> [Records shown]:

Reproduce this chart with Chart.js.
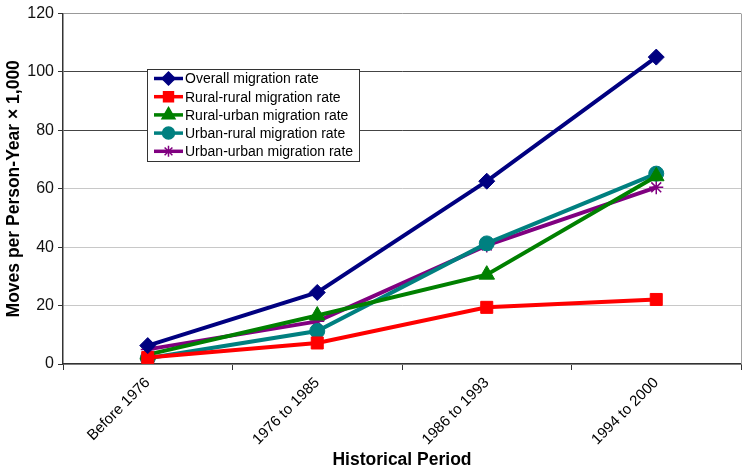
<!DOCTYPE html>
<html><head><meta charset="utf-8">
<script src="https://cdn.jsdelivr.net/npm/chart.js@4/dist/chart.umd.min.js"></script>
<style>html,body{margin:0;padding:0;background:#fff}#wrap{width:751px;height:474px}</style>
</head><body><div id="wrap"><canvas id="c" width="751" height="474"></canvas></div>
<script>
const categories = ["Before 1976", "1976 to 1985", "1986 to 1993", "1994 to 2000"];
const overall = [6.3, 24.5, 62.6, 105.1];
const ruralRural = [2.2, 7.2, 19.4, 22.1];
const ruralUrban = [3.2, 16.6, 30.6, 64.3];
const urbanRural = [2.0, 11.3, 41.3, 65.2];
const urbanUrban = [5.0, 14.6, 40.6, 60.5];
const yTicks = [0, 20, 40, 60, 80, 100, 120];
const seriesNames = ["Overall migration rate", "Rural-rural migration rate", "Rural-urban migration rate", "Urban-rural migration rate", "Urban-urban migration rate"];

const colors = ["#000080", "#FF0000", "#008000", "#008080", "#800080"];
const styles = ["rectRot", "rect", "triangle", "circle", "star"];
const radii = [8, 8.5, 9, 7.5, 7];
const values = [overall, ruralRural, ruralUrban, urbanRural, urbanUrban];

const datasets = values.map((v, i) => ({
  label: seriesNames[i], data: v, borderColor: colors[i], backgroundColor: colors[i],
  borderWidth: 4, pointStyle: styles[i], pointRadius: radii[i], pointHoverRadius: radii[i],
  pointBorderColor: colors[i], pointBackgroundColor: colors[i], pointBorderWidth: i === 4 ? 1.5 : 1,
  tension: 0, fill: false
}));

const FONT = 'Arial, "Liberation Sans", sans-serif';

const legendPlugin = {
  id: 'boxLegend',
  afterDraw(chart) {
    const ctx = chart.ctx; const ca = chart.chartArea;
    ctx.save();
    ctx.strokeStyle = '#a0a0a0'; ctx.lineWidth = 1;
    ctx.beginPath(); ctx.moveTo(ca.right + 0.5, ca.top); ctx.lineTo(ca.right + 0.5, ca.bottom); ctx.stroke();
    const x = 147, y = 69.5, w = 212, h = 92;
    ctx.fillStyle = '#fff'; ctx.fillRect(x, y, w, h);
    ctx.strokeStyle = '#333'; ctx.lineWidth = 1; ctx.strokeRect(x + 0.5, y, w, h);
    ctx.font = '14px ' + FONT; ctx.textBaseline = 'middle'; ctx.textAlign = 'left';
    seriesNames.forEach((n, i) => {
      const yy = 78.5 + i * 18.2;
      ctx.strokeStyle = colors[i]; ctx.lineWidth = 3.5;
      ctx.beginPath(); ctx.moveTo(154, yy); ctx.lineTo(183, yy); ctx.stroke();
      ctx.fillStyle = colors[i]; ctx.strokeStyle = colors[i]; ctx.lineWidth = 1.5;
      Chart.helpers.drawPoint(ctx, { pointStyle: styles[i], radius: radii[i] - 1.5, borderWidth: 1.5 }, 168.5, yy);
      ctx.fillStyle = '#000';
      ctx.fillText(n, 185, yy + 1);
    });
    ctx.restore();
  }
};

new Chart(document.getElementById('c'), {
  type: 'line',
  data: { labels: categories, datasets },
  options: {
    responsive: false, animation: false, devicePixelRatio: 1,
    layout: { padding: { top: 12, right: 9, left: 4, bottom: 0 } },
    plugins: { legend: { display: false }, tooltip: { enabled: false } },
    scales: {
      x: {
        offset: true,
        grid: { offset: true, drawOnChartArea: false, drawTicks: true, tickLength: 6, color: '#333' },
        border: { color: '#333', width: 1.5 },
        ticks: { minRotation: 45, maxRotation: 45, color: '#000', font: { family: FONT, size: 15 }, padding: 4 },
        title: { display: true, text: 'Historical Period', color: '#000', font: { family: FONT, size: 17.5, weight: 'bold' }, padding: { top: 0, bottom: 3 } },
        afterFit(s) { s.height = 110; }
      },
      y: {
        min: 0, max: 120,
        afterBuildTicks(s) { s.ticks = yTicks.map(v => ({ value: v })); },
        grid: {
          color: c => (c.tick && (c.tick.value === 80 || c.tick.value === 100)) ? '#444' : (c.tick && c.tick.value === 120 ? '#999' : '#c8c8c8'),
          lineWidth: 1, tickLength: 5, tickColor: '#333'
        },
        border: { color: '#333', width: 1.5 },
        ticks: { color: '#111', font: { family: FONT, size: 16 }, padding: 4 },
        title: { display: true, text: 'Moves per Person-Year × 1,000', color: '#000', font: { family: FONT, size: 17.5, weight: 'bold' }, padding: { top: 0, bottom: 2 } },
        afterFit(s) { s.width = 59; }
      }
    }
  },
  plugins: [legendPlugin]
});
</script>
</body></html>
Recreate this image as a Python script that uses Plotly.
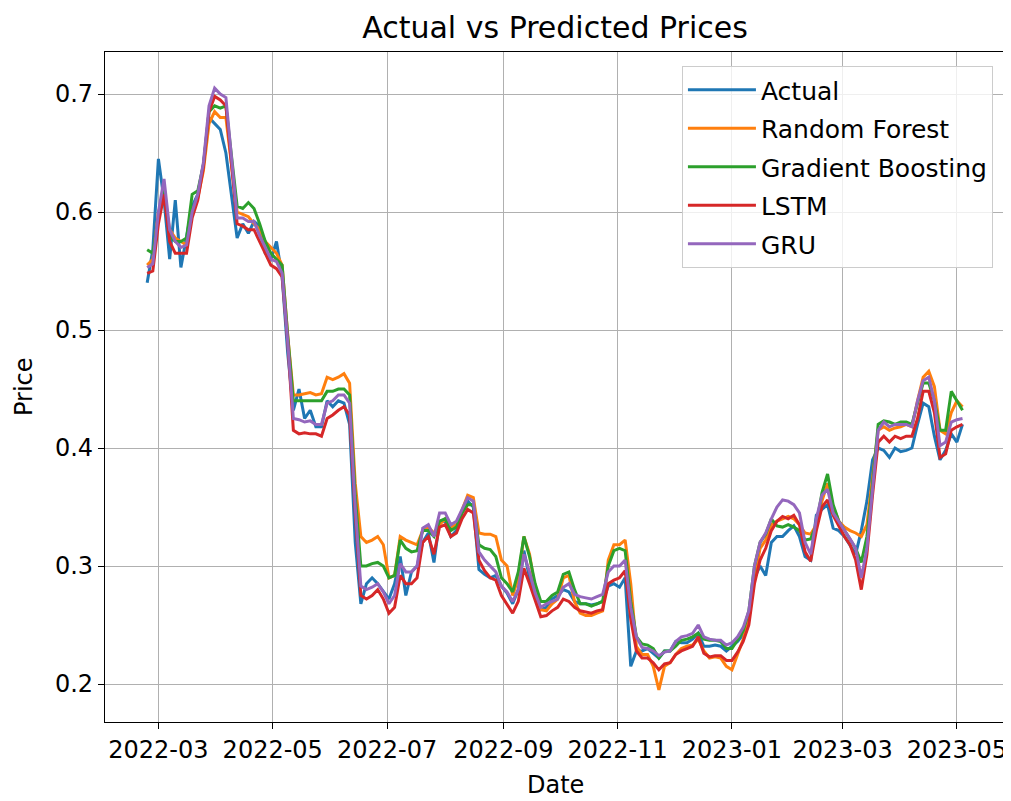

> [Description of the task]:
Each record above must be returned exactly as written, with its pictures omitted.

> [Task result]:
Reproduce this chart with Chart.js.
<!DOCTYPE html>
<html><head><meta charset="utf-8">
<script src="https://cdn.jsdelivr.net/npm/chart.js@4/dist/chart.umd.min.js"></script>
<style>html,body{margin:0;padding:0;background:#fff}#wrap{width:751px;height:474px}</style>
</head><body><div id="wrap"><canvas id="c" width="751" height="474"></canvas></div>
<script>
const categories = ["Before 1976", "1976 to 1985", "1986 to 1993", "1994 to 2000"];
const overall = [6.3, 24.5, 62.6, 105.1];
const ruralRural = [2.2, 7.2, 19.4, 22.1];
const ruralUrban = [3.2, 16.6, 30.6, 64.3];
const urbanRural = [2.0, 11.3, 41.3, 65.2];
const urbanUrban = [5.0, 14.6, 40.6, 60.5];
const yTicks = [0, 20, 40, 60, 80, 100, 120];
const seriesNames = ["Overall migration rate", "Rural-rural migration rate", "Rural-urban migration rate", "Urban-rural migration rate", "Urban-urban migration rate"];

const colors = ["#000080", "#FF0000", "#008000", "#008080", "#800080"];
const styles = ["rectRot", "rect", "triangle", "circle", "star"];
const radii = [8, 8.5, 9, 7.5, 7];
const values = [overall, ruralRural, ruralUrban, urbanRural, urbanUrban];

const datasets = values.map((v, i) => ({
  label: seriesNames[i], data: v, borderColor: colors[i], backgroundColor: colors[i],
  borderWidth: 4, pointStyle: styles[i], pointRadius: radii[i], pointHoverRadius: radii[i],
  pointBorderColor: colors[i], pointBackgroundColor: colors[i], pointBorderWidth: i === 4 ? 1.5 : 1,
  tension: 0, fill: false
}));

const FONT = 'Arial, "Liberation Sans", sans-serif';

const legendPlugin = {
  id: 'boxLegend',
  afterDraw(chart) {
    const ctx = chart.ctx; const ca = chart.chartArea;
    ctx.save();
    ctx.strokeStyle = '#a0a0a0'; ctx.lineWidth = 1;
    ctx.beginPath(); ctx.moveTo(ca.right + 0.5, ca.top); ctx.lineTo(ca.right + 0.5, ca.bottom); ctx.stroke();
    const x = 147, y = 69.5, w = 212, h = 92;
    ctx.fillStyle = '#fff'; ctx.fillRect(x, y, w, h);
    ctx.strokeStyle = '#333'; ctx.lineWidth = 1; ctx.strokeRect(x + 0.5, y, w, h);
    ctx.font = '14px ' + FONT; ctx.textBaseline = 'middle'; ctx.textAlign = 'left';
    seriesNames.forEach((n, i) => {
      const yy = 78.5 + i * 18.2;
      ctx.strokeStyle = colors[i]; ctx.lineWidth = 3.5;
      ctx.beginPath(); ctx.moveTo(154, yy); ctx.lineTo(183, yy); ctx.stroke();
      ctx.fillStyle = colors[i]; ctx.strokeStyle = colors[i]; ctx.lineWidth = 1.5;
      Chart.helpers.drawPoint(ctx, { pointStyle: styles[i], radius: radii[i] - 1.5, borderWidth: 1.5 }, 168.5, yy);
      ctx.fillStyle = '#000';
      ctx.fillText(n, 185, yy + 1);
    });
    ctx.restore();
  }
};

new Chart(document.getElementById('c'), {
  type: 'line',
  data: { labels: categories, datasets },
  options: {
    responsive: false, animation: false, devicePixelRatio: 1,
    layout: { padding: { top: 12, right: 9, left: 4, bottom: 0 } },
    plugins: { legend: { display: false }, tooltip: { enabled: false } },
    scales: {
      x: {
        offset: true,
        grid: { offset: true, drawOnChartArea: false, drawTicks: true, tickLength: 6, color: '#333' },
        border: { color: '#333', width: 1.5 },
        ticks: { minRotation: 45, maxRotation: 45, color: '#000', font: { family: FONT, size: 15 }, padding: 4 },
        title: { display: true, text: 'Historical Period', color: '#000', font: { family: FONT, size: 17.5, weight: 'bold' }, padding: { top: 0, bottom: 3 } },
        afterFit(s) { s.height = 110; }
      },
      y: {
        min: 0, max: 120,
        afterBuildTicks(s) { s.ticks = yTicks.map(v => ({ value: v })); },
        grid: {
          color: c => (c.tick && (c.tick.value === 80 || c.tick.value === 100)) ? '#444' : (c.tick && c.tick.value === 120 ? '#999' : '#c8c8c8'),
          lineWidth: 1, tickLength: 5, tickColor: '#333'
        },
        border: { color: '#333', width: 1.5 },
        ticks: { color: '#111', font: { family: FONT, size: 16 }, padding: 4 },
        title: { display: true, text: 'Moves per Person-Year × 1,000', color: '#000', font: { family: FONT, size: 17.5, weight: 'bold' }, padding: { top: 0, bottom: 2 } },
        afterFit(s) { s.width = 59; }
      }
    }
  },
  plugins: [legendPlugin]
});
</script>
</body></html>
Recreate this image as a Python script that uses Plotly.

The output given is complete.